Fler didn’t stop at Whangarei, the small northern city cradled between bush-covered hills and a tranquil harbour, but continued north along the Tutukaka Coast road that wound through softly folded farmlands latticed with stone walls, and sometimes narrowed between stands of trees or to accommodate a short bridge over a shallow stream.

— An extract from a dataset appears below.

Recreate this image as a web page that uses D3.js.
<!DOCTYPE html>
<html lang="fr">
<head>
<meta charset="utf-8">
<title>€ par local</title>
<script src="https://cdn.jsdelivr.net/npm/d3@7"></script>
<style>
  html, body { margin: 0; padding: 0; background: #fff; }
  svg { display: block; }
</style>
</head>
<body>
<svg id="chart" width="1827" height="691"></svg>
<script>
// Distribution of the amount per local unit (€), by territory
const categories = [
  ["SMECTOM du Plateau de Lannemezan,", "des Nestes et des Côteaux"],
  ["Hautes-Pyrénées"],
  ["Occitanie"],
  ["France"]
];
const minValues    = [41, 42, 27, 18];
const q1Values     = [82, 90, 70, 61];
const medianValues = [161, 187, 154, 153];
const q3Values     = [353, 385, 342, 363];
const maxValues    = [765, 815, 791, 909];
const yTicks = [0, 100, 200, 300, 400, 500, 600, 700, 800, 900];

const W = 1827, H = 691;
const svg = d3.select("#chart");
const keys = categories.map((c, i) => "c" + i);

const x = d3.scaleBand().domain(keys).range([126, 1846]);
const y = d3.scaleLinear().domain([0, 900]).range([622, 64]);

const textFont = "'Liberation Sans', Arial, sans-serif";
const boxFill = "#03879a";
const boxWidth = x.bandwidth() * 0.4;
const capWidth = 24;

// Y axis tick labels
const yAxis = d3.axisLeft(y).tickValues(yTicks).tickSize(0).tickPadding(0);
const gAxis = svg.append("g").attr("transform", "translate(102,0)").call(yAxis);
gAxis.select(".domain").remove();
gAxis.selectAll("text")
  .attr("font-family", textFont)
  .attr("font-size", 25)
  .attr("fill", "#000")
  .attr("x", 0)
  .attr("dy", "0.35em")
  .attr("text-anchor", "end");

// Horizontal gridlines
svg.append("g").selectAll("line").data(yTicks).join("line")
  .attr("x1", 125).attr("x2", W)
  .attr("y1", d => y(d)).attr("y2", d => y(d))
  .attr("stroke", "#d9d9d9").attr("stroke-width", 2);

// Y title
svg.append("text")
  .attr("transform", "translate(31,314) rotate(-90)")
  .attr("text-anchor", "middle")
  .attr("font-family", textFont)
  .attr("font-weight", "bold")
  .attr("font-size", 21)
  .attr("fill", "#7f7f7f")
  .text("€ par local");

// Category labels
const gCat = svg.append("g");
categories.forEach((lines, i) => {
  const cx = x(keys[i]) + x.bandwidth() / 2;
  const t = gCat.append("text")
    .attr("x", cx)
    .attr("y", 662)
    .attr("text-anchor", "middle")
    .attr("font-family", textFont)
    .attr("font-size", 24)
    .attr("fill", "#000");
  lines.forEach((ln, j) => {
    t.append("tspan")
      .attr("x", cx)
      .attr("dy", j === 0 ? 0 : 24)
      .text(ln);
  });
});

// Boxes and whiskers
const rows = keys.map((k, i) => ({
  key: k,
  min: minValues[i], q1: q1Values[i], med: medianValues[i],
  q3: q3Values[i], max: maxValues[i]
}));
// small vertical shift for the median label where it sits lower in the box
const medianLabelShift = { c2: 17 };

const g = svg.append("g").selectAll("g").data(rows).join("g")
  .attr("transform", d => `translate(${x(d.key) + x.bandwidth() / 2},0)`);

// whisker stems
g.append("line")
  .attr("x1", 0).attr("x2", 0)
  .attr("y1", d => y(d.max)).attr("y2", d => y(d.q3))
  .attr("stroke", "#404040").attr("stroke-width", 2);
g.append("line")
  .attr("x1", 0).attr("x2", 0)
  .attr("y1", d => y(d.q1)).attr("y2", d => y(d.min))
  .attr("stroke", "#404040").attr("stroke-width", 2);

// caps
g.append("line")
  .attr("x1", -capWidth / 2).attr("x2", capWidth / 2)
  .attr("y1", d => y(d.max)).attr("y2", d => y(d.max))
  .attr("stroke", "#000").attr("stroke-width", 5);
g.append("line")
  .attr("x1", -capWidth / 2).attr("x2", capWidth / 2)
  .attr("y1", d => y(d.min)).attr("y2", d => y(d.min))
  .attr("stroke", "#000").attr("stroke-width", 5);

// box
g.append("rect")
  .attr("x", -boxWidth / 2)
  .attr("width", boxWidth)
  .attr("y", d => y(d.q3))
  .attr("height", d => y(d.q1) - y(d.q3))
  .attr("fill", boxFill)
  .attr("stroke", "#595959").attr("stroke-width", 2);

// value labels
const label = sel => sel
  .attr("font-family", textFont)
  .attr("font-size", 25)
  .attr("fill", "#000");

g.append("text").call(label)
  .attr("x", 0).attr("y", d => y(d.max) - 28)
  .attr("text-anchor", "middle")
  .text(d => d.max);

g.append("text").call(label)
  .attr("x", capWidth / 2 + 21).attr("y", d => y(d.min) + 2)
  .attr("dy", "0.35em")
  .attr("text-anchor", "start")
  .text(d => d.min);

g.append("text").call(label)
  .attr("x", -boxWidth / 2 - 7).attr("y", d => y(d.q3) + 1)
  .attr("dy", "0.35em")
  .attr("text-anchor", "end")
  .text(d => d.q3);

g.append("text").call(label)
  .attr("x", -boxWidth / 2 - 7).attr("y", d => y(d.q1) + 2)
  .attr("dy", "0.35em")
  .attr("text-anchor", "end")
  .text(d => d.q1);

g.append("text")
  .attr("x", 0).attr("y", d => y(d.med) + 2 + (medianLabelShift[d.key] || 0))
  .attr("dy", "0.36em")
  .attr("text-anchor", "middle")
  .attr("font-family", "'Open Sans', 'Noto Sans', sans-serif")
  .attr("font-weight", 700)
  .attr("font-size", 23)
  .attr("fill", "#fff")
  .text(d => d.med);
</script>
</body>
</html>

Then they were down near the sea again, driving alongside a sandy stretch of coastline, climbing once more before turning down the twisting road that led to Manaaki, the big old house overlooking the sea at Hurumoana. Glancing at Tansy, Fler was sure that the girl looked more relaxed already, her eyes brighter and her shoulders less hunched.
‘Nearly home,’ Fler said.
Oh, God, she prayed, let her be all right. Please let everything be all right.
* * *
Fortunately the guest house had few visitors at this time of the year. Most of the rooms were empty, and in the neighbouring bay the motor camp with its rows of cabins was almost deserted. The sea thundered into the gap between the rocks below the house, pulling at long strings of brown seaweed that looked like dark hair streaming in the water, and turning over the fine pebbly shingle below the crescent of white sand on the tiny enclosed beach. A salty winter wind flattened the manuka growing at the edge of the cliffs and set the brittle sword-leaved flax rattling and bending before it.

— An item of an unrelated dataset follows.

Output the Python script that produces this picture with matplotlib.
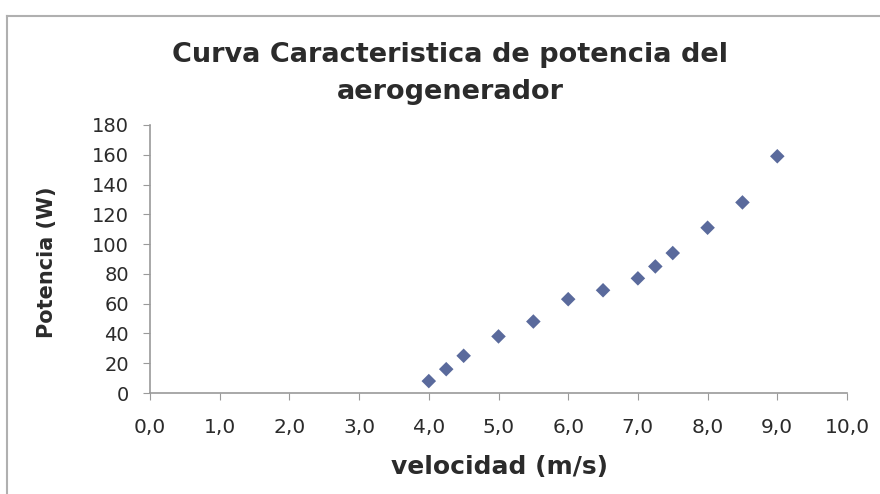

Tansy settled into her old room and spent the first few days listlessly sitting on the window seat facing the garden, gazing out through the glass, an unread book or her open diary in her lap. Sometimes she pulled on a jacket and went down the cliff path to the beach, scuffing among the small grey pebbles and broken shells along the strip of sand and then sitting on the rocks to watch the foam-flecked water hurtle by.
Fler would stand at the lounge window, her heart thudding, until Tansy got up and slowly made her way over the rocks to the sand again, to climb the path to the house.
‘Don’t you worry, she’s not going to throw herself in the sea.’ Rae Topia put a comforting brown hand on Fler’s shoulder. She was the only full-time staff member that Fler kept on through the winter months, and over five years she’d become a friend as well as an employee.
Fler turned from her contemplation of the rocks and the raging water. Tansy was on her way up now, hidden by the steep drop of the cliff. ‘I can’t help worrying.’
Rae’s brown eyes were sympathetic, her comfortable figure somehow reassuring in its motherly bulk. ‘She’ll come right. You wait.’
Within a few weeks it seemed that Rae’s prediction was coming true. Tansy’s appetite improved, her cheeks began to fill out a little and take on their normal soft-rose colour, and she even laughed sometimes. One night she came into Fler’s room before her mother turned out the light, sat on the bed and said, ‘Mum, I’m sorry I worried you like that. It was a dumb thing to do.’
‘Yes, it was,’ Fler told her frankly. ‘Honestly, sweetheart, no man is worth it, believe me!’
Tansy shook her head. ‘I s’pose not,’ she said, looking down. ‘I promise I’ll never, ever do that again. But...I don’t know how I can live without him!’
Fler’s heart sank. She opened her arms, and Tansy threw herself into them and sobbed her heart out.